Outlining efforts Singapore has made to safeguard and promote racial and religious harmony, she said: “Our diversity helps us in understanding the differences in the world outside us. Our effort to integrate and harmonise the different communities has made us a more resilient society.”
Speaking at the Conference on Dialogue of Asian Civilisations (CDAC) in Beijing, a summit to promote cooperation between Asian countries, Madam Halimah said Singapore’s situation is a microcosm of a “larger challenge faced by the world in getting people of different religions, values and backgrounds to live together harmoniously”.
She pointed out that Singapore’s diversity also means it can tap cultural and language similarities, and familial ties to help make friends with other Asian countries.

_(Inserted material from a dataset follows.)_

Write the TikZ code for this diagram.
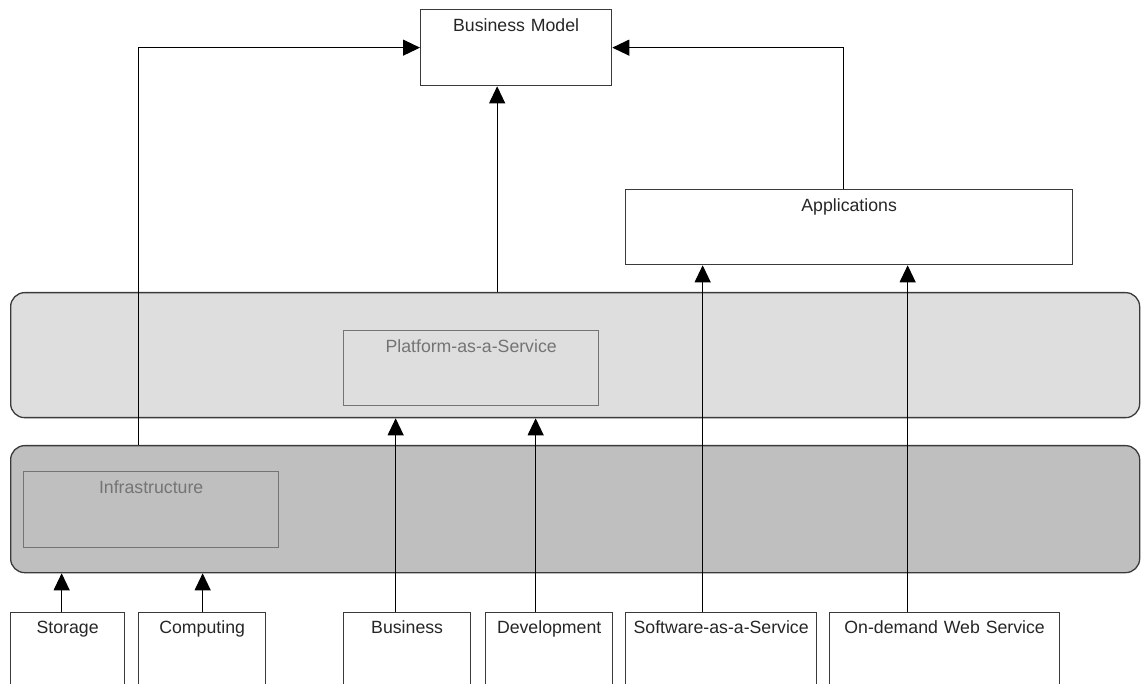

“But we conduct our relations with other countries as a Singapore nation, and not as a Chinese nation, a Malay nation, or an Indian nation,” she said.
Speaking to officials and world leaders gathered for the inaugural conference, Madam Halimah outlined how Singapore safeguards its diversity.
It uses English as a common working language so minorities are not disadvantaged, and ensures schools and public housing estates are racially integrated, she said, adding that national service also ensures that generations of male Singaporeans learn to work together and train to defend Singapore and its ideals.
The country’s Constitution also protects the position of minority communities, she said, adding that it was recently amended to ensure that future presidents come from a minority race.
The country also has strict laws to prevent the denigration of other faiths and the mixing of religion and politics, she added.
But the President also said that religious harmony was always going to be a work in progress, noting that Singaporeans have become more fervent in their religious convictions.
“It is important that our people are good citizens of Singapore, at the same time as they are good Buddhists, Taoists, Christians, Muslims, or Hindus,” she said.
Madam Halimah was in Beijing on a three-day visit to attend the CDAC and meet top Chinese leaders. – The Straits Times.